The length L of the sketch is determined by the number of values that the LSH function can output. But some LSH functions can output an infinite number of different integers. It would make sense that these LSH kernels are harder to deal with, since we have to “squeeze” an infinite number of possible outputs into just L different locations in the array.

We address this in the paper when we talk about the rehashed RACE estimator for LSH functions with unbounded support. Since there are an infinite number of possible outputs, we rehash them onto the L locations. The rehashed RACE sketch has different theoretical guarantees than the non-rehashed version. There are three interesting observations:

1. The spread of the dataset determines L

You can think of each cell in the RACE sketch as corresponding to a region in space that contains similar objects. If our dataset covers more space, the sketch has more regions and we need a larger value of L. Therefore, spread out datasets require a larger sketch than tightly packed ones.

2. We pay for kernel bandwidth using L

For all known LSH kernels, decreasing the bandwidth makes the LSH function output a larger number of values. To accommodate the larger number of hash values, we need to increase L. This means that the price of a finer-grained density estimate is an increase in the sketch size.

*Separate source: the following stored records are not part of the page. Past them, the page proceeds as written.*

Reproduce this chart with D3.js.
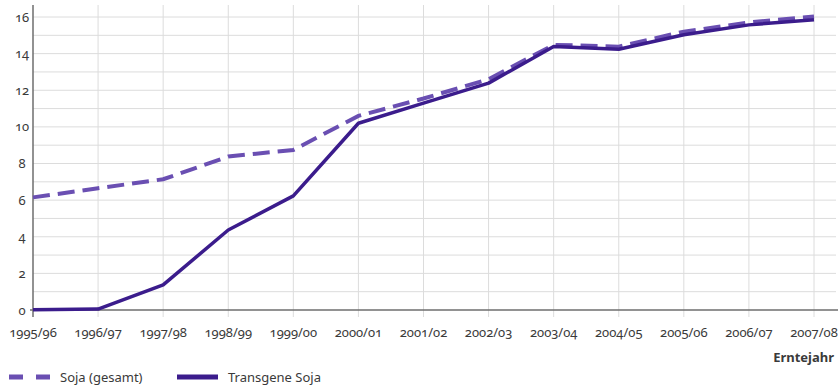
<!DOCTYPE html>
<html>
<head>
<meta charset="utf-8">
<script src="https://cdn.jsdelivr.net/npm/d3@7"></script>
<style>
  html, body { margin: 0; padding: 0; background: #fff; }
  svg { display: block; font-family: "Noto Sans", "Open Sans", sans-serif; font-variant-numeric: oldstyle-nums; }
</style>
</head>
<body>
<svg id="chart" width="839" height="391"></svg>
<script>
// Erntejahre
const years = ["1995/96","1996/97","1997/98","1998/99","1999/00","2000/01","2001/02",
               "2002/03","2003/04","2004/05","2005/06","2006/07","2007/08"];
// Soja insgesamt
const sojaGesamt = [6.15, 6.65, 7.14, 8.38, 8.74, 10.6, 11.55, 12.6, 14.48, 14.38, 15.2, 15.7, 16.03];
// Transgene Soja
const sojaTransgen = [0.02, 0.05, 1.37, 4.37, 6.23, 10.2, 11.3, 12.39, 14.39, 14.24, 15.03, 15.57, 15.85];
const yTicks = [0, 2, 4, 6, 8, 10, 12, 14, 16];
const yMinor = d3.range(0, 17, 1);
const legendLabels = ["Soja (gesamt)", "Transgene Soja"];

const svg = d3.select("#chart");
const plotLeft = 33, plotRight = 814, plotTop = 17, plotBottom = 310;

const x = d3.scalePoint().domain(years).range([plotLeft, plotRight]);
const y = d3.scaleLinear().domain([0, 16]).range([plotBottom, plotTop]);

const gridColor = "#dcdcdc";
const textColor = "#3a3a3a";

// horizontal grid (every unit)
svg.append("g").selectAll("line").data(yMinor.filter(v => v > 0)).join("line")
  .attr("x1", plotLeft).attr("x2", 836)
  .attr("y1", d => y(d)).attr("y2", d => y(d))
  .attr("stroke", gridColor).attr("stroke-width", 1);

// vertical grid, reaching a little below the baseline
svg.append("g").selectAll("line").data(years.slice(1)).join("line")
  .attr("x1", d => x(d)).attr("x2", d => x(d))
  .attr("y1", 5).attr("y2", plotBottom + 7)
  .attr("stroke", gridColor).attr("stroke-width", 1);

// axes lines
svg.append("line").attr("x1", plotLeft).attr("x2", plotLeft).attr("y1", 5).attr("y2", plotBottom + 7)
  .attr("stroke", "#6e6e6e").attr("stroke-width", 1.5);
svg.append("line").attr("x1", 30).attr("x2", 838).attr("y1", plotBottom).attr("y2", plotBottom)
  .attr("stroke", "#6e6e6e").attr("stroke-width", 1.5);

// y tick labels
svg.append("g").selectAll("text").data(yTicks).join("text")
  .attr("x", 22).attr("y", d => y(d)).attr("dy", "0.35em")
  .attr("text-anchor", "middle").attr("font-size", 13).attr("fill", textColor)
  .text(d => d);

// x tick labels
svg.append("g").selectAll("text").data(years).join("text")
  .attr("x", d => x(d)).attr("y", 337)
  .attr("text-anchor", "middle").attr("font-size", 13).attr("fill", textColor)
  .text(d => d);

svg.append("text").attr("x", 834).attr("y", 362).attr("text-anchor", "end")
  .attr("font-size", 13).attr("font-weight", "bold").attr("fill", textColor)
  .text("Erntejahr");

const line = d3.line().x((d, i) => x(years[i])).y(d => y(d));

const dashedColor = "#6a4fb2";
const solidColor = "#3b1c8c";

svg.append("path").datum(sojaGesamt).attr("d", line)
  .attr("fill", "none").attr("stroke", dashedColor).attr("stroke-width", 4)
  .attr("stroke-dasharray", "17 8");

svg.append("path").datum(sojaTransgen).attr("d", line)
  .attr("fill", "none").attr("stroke", solidColor).attr("stroke-width", 3.5)
  .attr("stroke-linejoin", "round");

// legend
const lg = svg.append("g");
lg.append("line").attr("x1", 9).attr("x2", 50).attr("y1", 377).attr("y2", 377)
  .attr("stroke", dashedColor).attr("stroke-width", 5).attr("stroke-dasharray", "14 13");
lg.append("text").attr("x", 60).attr("y", 382).attr("font-size", 13).attr("fill", textColor)
  .text(legendLabels[0]);
lg.append("line").attr("x1", 177).attr("x2", 218).attr("y1", 377).attr("y2", 377)
  .attr("stroke", solidColor).attr("stroke-width", 5);
lg.append("text").attr("x", 228).attr("y", 382).attr("font-size", 13).attr("fill", textColor)
  .text(legendLabels[1]);
</script>
</body>
</html>
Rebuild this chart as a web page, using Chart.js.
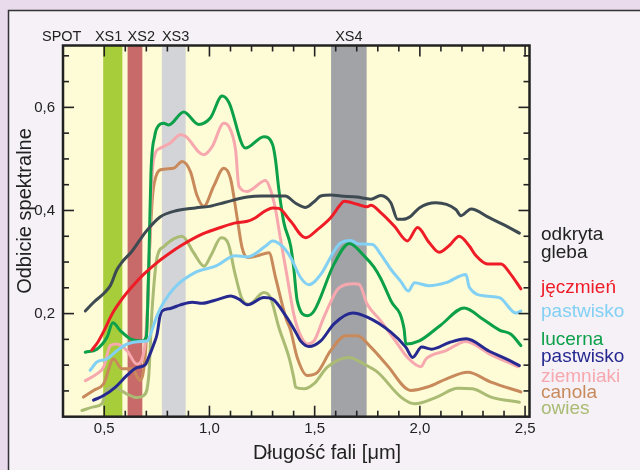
<!DOCTYPE html>
<html lang="pl">
<head>
<meta charset="utf-8">
<title>Odbicie spektralne</title>
<script src="https://cdn.jsdelivr.net/npm/chart.js@4.4.1/dist/chart.umd.min.js"></script>
<style>
  html, body { margin: 0; padding: 0; background: #e9dbec; }
  #wrap { width: 640px; height: 470px; }
</style>
</head>
<body>
<div id="wrap"><canvas id="chart" width="640" height="470"></canvas></div>
<script>
/* ─── SPOT bands (µm) ────────────────────────────────────────────────────── */
const bandNames = ['XS1', 'XS2', 'XS3', 'XS4'];
const bandFrom  = [0.495, 0.611, 0.774, 1.578];
const bandTo    = [0.586, 0.681, 0.887, 1.747];

/* ─── Axis ticks ─────────────────────────────────────────────────────────── */
const xTickValues = [0.5, 1.0, 1.5, 2.0, 2.5];
const yTickValues = [0.2, 0.4, 0.6];

/* ─── Spectra: wavelength (µm) / reflectance ─────────────────────────────── */
const soilWl   = [0.41, 0.45, 0.50, 0.53, 0.56, 0.585, 0.63, 0.70, 0.767, 0.846, 0.933, 1.00, 1.076, 1.18, 1.25, 1.314, 1.36, 1.41, 1.457, 1.50, 1.529, 1.58, 1.624, 1.70, 1.767, 1.814, 1.862, 1.894, 1.92, 1.957, 1.997, 2.076, 2.171, 2.195, 2.243, 2.33, 2.40, 2.473];
const soilRefl = [0.205, 0.222, 0.24, 0.255, 0.285, 0.30, 0.32, 0.36, 0.388, 0.40, 0.405, 0.408, 0.416, 0.426, 0.428, 0.428, 0.428, 0.414, 0.406, 0.418, 0.428, 0.43, 0.428, 0.426, 0.422, 0.429, 0.415, 0.383, 0.383, 0.389, 0.405, 0.415, 0.402, 0.39, 0.403, 0.386, 0.372, 0.356];

const barleyWl   = [0.441, 0.47, 0.497, 0.537, 0.584, 0.632, 0.687, 0.751, 0.814, 0.862, 0.965, 1.06, 1.124, 1.18, 1.219, 1.26, 1.30, 1.33, 1.386, 1.457, 1.513, 1.576, 1.62, 1.64, 1.703, 1.75, 1.767, 1.814, 1.878, 1.941, 1.989, 2.044, 2.092, 2.14, 2.187, 2.235, 2.267, 2.322, 2.386, 2.425, 2.48];
const barleyRefl = [0.129, 0.145, 0.165, 0.199, 0.228, 0.252, 0.276, 0.299, 0.318, 0.331, 0.354, 0.368, 0.376, 0.379, 0.386, 0.398, 0.405, 0.404, 0.379, 0.347, 0.363, 0.386, 0.41, 0.418, 0.412, 0.407, 0.41, 0.396, 0.37, 0.341, 0.367, 0.338, 0.319, 0.332, 0.35, 0.331, 0.312, 0.296, 0.296, 0.28, 0.248];

const pastureLtWl   = [0.433, 0.465, 0.513, 0.56, 0.608, 0.671, 0.706, 0.72, 0.75, 0.78, 0.838, 0.933, 1.029, 1.124, 1.18, 1.267, 1.30, 1.346, 1.386, 1.433, 1.473, 1.529, 1.592, 1.62, 1.671, 1.71, 1.775, 1.814, 1.862, 1.91, 1.945, 1.975, 2.044, 2.124, 2.219, 2.235, 2.314, 2.378, 2.457, 2.48];
const pastureLtRefl = [0.09, 0.106, 0.112, 0.128, 0.141, 0.146, 0.147, 0.16, 0.195, 0.22, 0.252, 0.28, 0.292, 0.312, 0.31, 0.331, 0.341, 0.331, 0.309, 0.27, 0.256, 0.276, 0.321, 0.336, 0.342, 0.335, 0.334, 0.315, 0.286, 0.262, 0.244, 0.26, 0.254, 0.26, 0.276, 0.251, 0.234, 0.231, 0.201, 0.205];

const lucerneWl   = [0.41, 0.465, 0.513, 0.541, 0.576, 0.624, 0.68, 0.70, 0.712, 0.722, 0.74, 0.755, 0.783, 0.806, 0.878, 0.949, 1.005, 1.06, 1.092, 1.171, 1.259, 1.30, 1.314, 1.33, 1.354, 1.386, 1.40, 1.417, 1.465, 1.497, 1.592, 1.665, 1.735, 1.782, 1.814, 1.862, 1.925, 1.933, 1.997, 2.10, 2.211, 2.30, 2.378, 2.433, 2.48];
const lucerneRefl = [0.125, 0.131, 0.154, 0.182, 0.167, 0.151, 0.147, 0.155, 0.30, 0.473, 0.545, 0.563, 0.569, 0.566, 0.591, 0.567, 0.58, 0.622, 0.61, 0.521, 0.543, 0.528, 0.498, 0.44, 0.376, 0.331, 0.29, 0.225, 0.196, 0.205, 0.296, 0.336, 0.312, 0.29, 0.268, 0.225, 0.17, 0.141, 0.147, 0.178, 0.211, 0.189, 0.168, 0.16, 0.138];

const pastureDkWl   = [0.449, 0.497, 0.552, 0.608, 0.655, 0.695, 0.711, 0.735, 0.751, 0.765, 0.775, 0.814, 0.862, 0.918, 0.965, 1.044, 1.10, 1.14, 1.18, 1.259, 1.30, 1.362, 1.41, 1.433, 1.473, 1.529, 1.592, 1.68, 1.75, 1.862, 1.933, 1.965, 2.009, 2.056, 2.14, 2.22, 2.33, 2.41, 2.473];
const pastureDkRefl = [0.032, 0.041, 0.057, 0.08, 0.095, 0.101, 0.115, 0.14, 0.16, 0.195, 0.205, 0.21, 0.217, 0.222, 0.22, 0.228, 0.234, 0.228, 0.217, 0.231, 0.228, 0.196, 0.164, 0.147, 0.136, 0.147, 0.18, 0.201, 0.193, 0.164, 0.135, 0.115, 0.135, 0.131, 0.144, 0.151, 0.127, 0.112, 0.099];

const potatoWl   = [0.41, 0.465, 0.497, 0.529, 0.56, 0.608, 0.655, 0.68, 0.695, 0.71, 0.722, 0.735, 0.767, 0.814, 0.862, 0.886, 0.973, 1.013, 1.068, 1.092, 1.124, 1.14, 1.18, 1.267, 1.29, 1.314, 1.338, 1.37, 1.40, 1.43, 1.465, 1.497, 1.544, 1.616, 1.687, 1.711, 1.75, 1.814, 1.894, 1.941, 2.005, 2.029, 2.124, 2.219, 2.33, 2.465];
const potatoRefl = [0.07, 0.083, 0.096, 0.138, 0.141, 0.128, 0.102, 0.112, 0.147, 0.25, 0.42, 0.50, 0.521, 0.531, 0.547, 0.544, 0.508, 0.524, 0.569, 0.563, 0.518, 0.447, 0.437, 0.458, 0.44, 0.402, 0.344, 0.27, 0.20, 0.16, 0.141, 0.147, 0.193, 0.25, 0.258, 0.257, 0.218, 0.186, 0.141, 0.115, 0.097, 0.112, 0.128, 0.146, 0.122, 0.097];

const canolaWl   = [0.401, 0.449, 0.497, 0.544, 0.584, 0.632, 0.671, 0.687, 0.70, 0.715, 0.73, 0.745, 0.767, 0.83, 0.87, 0.91, 0.94, 0.973, 1.02, 1.068, 1.10, 1.13, 1.155, 1.18, 1.227, 1.283, 1.314, 1.362, 1.386, 1.417, 1.465, 1.513, 1.576, 1.648, 1.703, 1.767, 1.846, 1.957, 2.04, 2.124, 2.227, 2.338, 2.48];
const canolaRefl = [0.038, 0.051, 0.064, 0.112, 0.093, 0.093, 0.07, 0.09, 0.15, 0.32, 0.43, 0.465, 0.479, 0.482, 0.495, 0.475, 0.43, 0.408, 0.447, 0.482, 0.462, 0.39, 0.328, 0.309, 0.312, 0.318, 0.27, 0.193, 0.167, 0.115, 0.08, 0.086, 0.128, 0.157, 0.157, 0.135, 0.099, 0.051, 0.058, 0.073, 0.086, 0.067, 0.048];

const oatsWl   = [0.394, 0.449, 0.489, 0.513, 0.544, 0.608, 0.655, 0.687, 0.711, 0.727, 0.751, 0.783, 0.83, 0.87, 0.925, 0.975, 1.01, 1.055, 1.09, 1.12, 1.155, 1.187, 1.259, 1.29, 1.33, 1.378, 1.40, 1.41, 1.449, 1.497, 1.56, 1.663, 1.735, 1.80, 1.91, 1.975, 2.08, 2.18, 2.25, 2.338, 2.473];
const oatsRefl = [0.012, 0.019, 0.025, 0.054, 0.057, 0.044, 0.037, 0.041, 0.077, 0.205, 0.309, 0.33, 0.345, 0.35, 0.318, 0.292, 0.315, 0.347, 0.335, 0.28, 0.228, 0.218, 0.241, 0.231, 0.173, 0.115, 0.077, 0.057, 0.054, 0.064, 0.096, 0.115, 0.102, 0.086, 0.038, 0.025, 0.038, 0.055, 0.054, 0.038, 0.028];

/* ─── Styling ────────────────────────────────────────────────────────────── */
const FONT = "'Liberation Sans', Arial, sans-serif";
const INK  = '#222222';
const bandColors = ['#a7cd3b', '#c86a69', '#d3d4d7', '#a2a3a7'];

const series = [
  { label: 'odkryta gleba', wl: soilWl,      refl: soilRefl,      color: '#3d4a52' },
  { label: 'jęczmień',      wl: barleyWl,    refl: barleyRefl,    color: '#ee1c26' },
  { label: 'pastwisko',     wl: pastureLtWl, refl: pastureLtRefl, color: '#82d0f4' },
  { label: 'lucerna',       wl: lucerneWl,   refl: lucerneRefl,   color: '#0ca04a' },
  { label: 'pastwisko',     wl: pastureDkWl, refl: pastureDkRefl, color: '#262a90' },
  { label: 'ziemniaki',     wl: potatoWl,    refl: potatoRefl,    color: '#f6a8ae' },
  { label: 'canola',        wl: canolaWl,    refl: canolaRefl,    color: '#c98a5b' },
  { label: 'owies',         wl: oatsWl,      refl: oatsRefl,      color: '#aabb73' },
];

// right-hand labels: text, colour, baseline (px)
const sideLabels = [
  ['odkryta',   INK,       240],
  ['gleba',     INK,       258],
  ['jęczmień',  '#ee1c26', 293],
  ['pastwisko', '#82d0f4', 317],
  ['lucerna',   '#0ca04a', 345],
  ['pastwisko', '#262a90', 362],
  ['ziemniaki', '#f6a8ae', 382],
  ['canola',    '#c98a5b', 398],
  ['owies',     '#aabb73', 414],
];

const fmt = v => v.toFixed(1).replace('.', ',');

/* ─── Frame, bands, box ticks and labels ─────────────────────────────────── */
const framePlugin = {
  id: 'frame',
  beforeDraw(chart) {
    const { ctx, chartArea: a } = chart;
    ctx.save();
    ctx.fillStyle = '#e9dbec';
    ctx.fillRect(0, 0, chart.width, chart.height);
    ctx.fillStyle = '#f5f1f7';
    ctx.fillRect(8.5, 10.5, chart.width, chart.height);
    ctx.strokeStyle = '#333';
    ctx.lineWidth = 1.5;
    ctx.beginPath();
    ctx.moveTo(8.5, chart.height);
    ctx.lineTo(8.5, 10.5);
    ctx.lineTo(chart.width, 10.5);
    ctx.stroke();
    ctx.fillStyle = '#fefbd7';
    ctx.fillRect(a.left, a.top, a.right - a.left, a.bottom - a.top);
    ctx.restore();
  },
  beforeDatasetsDraw(chart) {
    const { ctx, chartArea: a, scales: { x } } = chart;
    ctx.save();
    bandNames.forEach((_, i) => {
      const x0 = x.getPixelForValue(bandFrom[i]);
      const x1 = x.getPixelForValue(bandTo[i]);
      ctx.fillStyle = bandColors[i];
      ctx.fillRect(x0, a.top, x1 - x0, a.bottom - a.top);
    });
    ctx.restore();
  },
  afterDatasetsDraw(chart) {
    const { ctx, chartArea: a, scales: { x, y } } = chart;
    const seg = (x0, y0, x1, y1) => { ctx.beginPath(); ctx.moveTo(x0, y0); ctx.lineTo(x1, y1); ctx.stroke(); };
    ctx.save();
    ctx.strokeStyle = INK;
    ctx.lineWidth = 1.6;
    for (let k = 5; k <= 25; k++) {
      const px = x.getPixelForValue(k / 10);
      const len = k % 5 === 0 ? 11 : 6;
      seg(px, a.bottom, px, a.bottom - len);
      seg(px, a.top, px, a.top + len);
    }
    for (let k = 1; k <= 14; k++) {
      const py = y.getPixelForValue(k * 0.05);
      const len = k % 4 === 0 ? 11 : 6;
      seg(a.left, py, a.left + len, py);
      seg(a.right, py, a.right - len, py);
    }
    ctx.lineWidth = 2.5;
    ctx.strokeRect(a.left, a.top, a.right - a.left, a.bottom - a.top);
    ctx.restore();
  },
  afterDraw(chart) {
    const { ctx, scales: { x } } = chart;
    ctx.save();
    ctx.fillStyle = INK;
    ctx.textBaseline = 'alphabetic';

    // band names above the plot
    ctx.font = `14.5px ${FONT}`;
    ctx.textAlign = 'left';
    ctx.fillText('SPOT', 42, 41);
    bandNames.forEach((name, i) => {
      const x0 = x.getPixelForValue(bandFrom[i]);
      const x1 = x.getPixelForValue(bandTo[i]);
      if (i === 0) { ctx.textAlign = 'right';  ctx.fillText(name, x1, 41); }
      else if (i === 3) { ctx.textAlign = 'center'; ctx.fillText(name, (x0 + x1) / 2, 41); }
      else { ctx.textAlign = 'left'; ctx.fillText(name, x0, 41); }
    });

    // series names on the right
    ctx.font = `19px ${FONT}`;
    ctx.textAlign = 'left';
    sideLabels.forEach(([text, color, base]) => {
      ctx.fillStyle = color;
      ctx.fillText(text, 541, base);
    });

    // axis titles
    ctx.fillStyle = INK;
    ctx.font = `20px ${FONT}`;
    ctx.textAlign = 'center';
    ctx.fillText('Długość fali [μm]', 327, 459);
    ctx.translate(31, 211);
    ctx.rotate(-Math.PI / 2);
    ctx.fillText('Odbicie spektralne', 0, 0);
    ctx.restore();
  },
};

/* ─── Chart ──────────────────────────────────────────────────────────────── */
const toPoints = (xs, ys) => xs.map((v, i) => ({ x: v, y: ys[i] }));

new Chart(document.getElementById('chart'), {
  type: 'line',
  data: {
    datasets: series.map(s => ({
      label: s.label,
      data: toPoints(s.wl, s.refl),
      borderColor: s.color,
      borderWidth: 3,
      pointRadius: 0,
      fill: false,
      cubicInterpolationMode: 'monotone',
      borderCapStyle: 'round',
      borderJoinStyle: 'round',
    })),
  },
  options: {
    responsive: false,
    animation: false,
    events: [],
    layout: { padding: { top: 45.5, right: 110.5, left: 0, bottom: 0 } },
    plugins: { legend: { display: false }, tooltip: { enabled: false } },
    scales: {
      x: {
        type: 'linear',
        min: 0.304,
        max: 2.521,
        afterBuildTicks: s => { s.ticks = xTickValues.map(v => ({ value: v })); },
        afterFit: s => { s.height = 53.3; },
        grid: { display: false, drawTicks: false },
        border: { display: false },
        ticks: {
          callback: fmt,
          autoSkip: false,
          maxRotation: 0,
          padding: 3,
          color: INK,
          font: { family: FONT, size: 15 },
        },
      },
      y: {
        type: 'linear',
        min: 0,
        max: 0.72,
        afterBuildTicks: s => { s.ticks = yTickValues.map(v => ({ value: v })); },
        afterFit: s => { s.width = 63; },
        grid: { display: false, drawTicks: false },
        border: { display: false },
        ticks: {
          callback: fmt,
          padding: 8,
          color: INK,
          font: { family: FONT, size: 15 },
        },
      },
    },
  },
  plugins: [framePlugin],
});
</script>
</body>
</html>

3. Some metric spaces are easier than others

If the points are in a bounded metric space, then the kernel sum problem is easier. A bounded space is one where there is a maximum distance between points. For example, the angle between two vectors cannot be greater than 180 degrees (when the vectors are pointing in opposite directions), but the distance between points can be arbitrarily large. This is why the angular LSH kernel requires kilobytes when the Euclidean LSH kernel requires megabytes.

Isn’t high-dimensional density estimation hard?

Kernel density estimation has a bad reputation for being difficult and even intractable in high dimensions. You could argue that even though we have a good approximation of the kernel sum, the kernel sum itself is a poor approximation of the density. It’s true that KDE has a slow convergence rate in high dimensions. However, this problem can be cured by a preposterous amount of data. The convergence rate of the L2 function error between the estimate and the real density is:

\[\mathrm{error} = O\left(N^{-\frac{4}{4+d}}\right)\]

By stating this result outright, we’re skipping a lot of details. For a full discussion, I suggest “Multivariate Density Estimation” by David Scott - it’s the most comprehensive book that I know of for the density estimation problem. The main takeaway is that high-dimensional density estimation is plagued by the curse of dimensionality. If d is large, we have to use a big dataset (large N) to get a good density estimate. With existing techniques, this would not be worth the computation time or the terabytes of RAM needed to compute the sum and it would indeed be intractable. However, we can construct RACE sketches with a distributed streaming algorithm that only requires a few megabytes of space. We can harness the power of massive distributed computations to do KDE at a large enough scale that the convergence rate is no longer a problem.

Applications

We are still exploring the applications of the RACE sketch, but we can already see that it is useful to have such a simple and fast method for density estimation. So far, we have used RACE to process and downsample large genomic data streams, LLM pre-training corpora, and to implement compressed near neighbor search. RACE can also be used to estimate a class of divergences between dataset distributions, which is useful for federated learning, data selection, and other machine learning applications.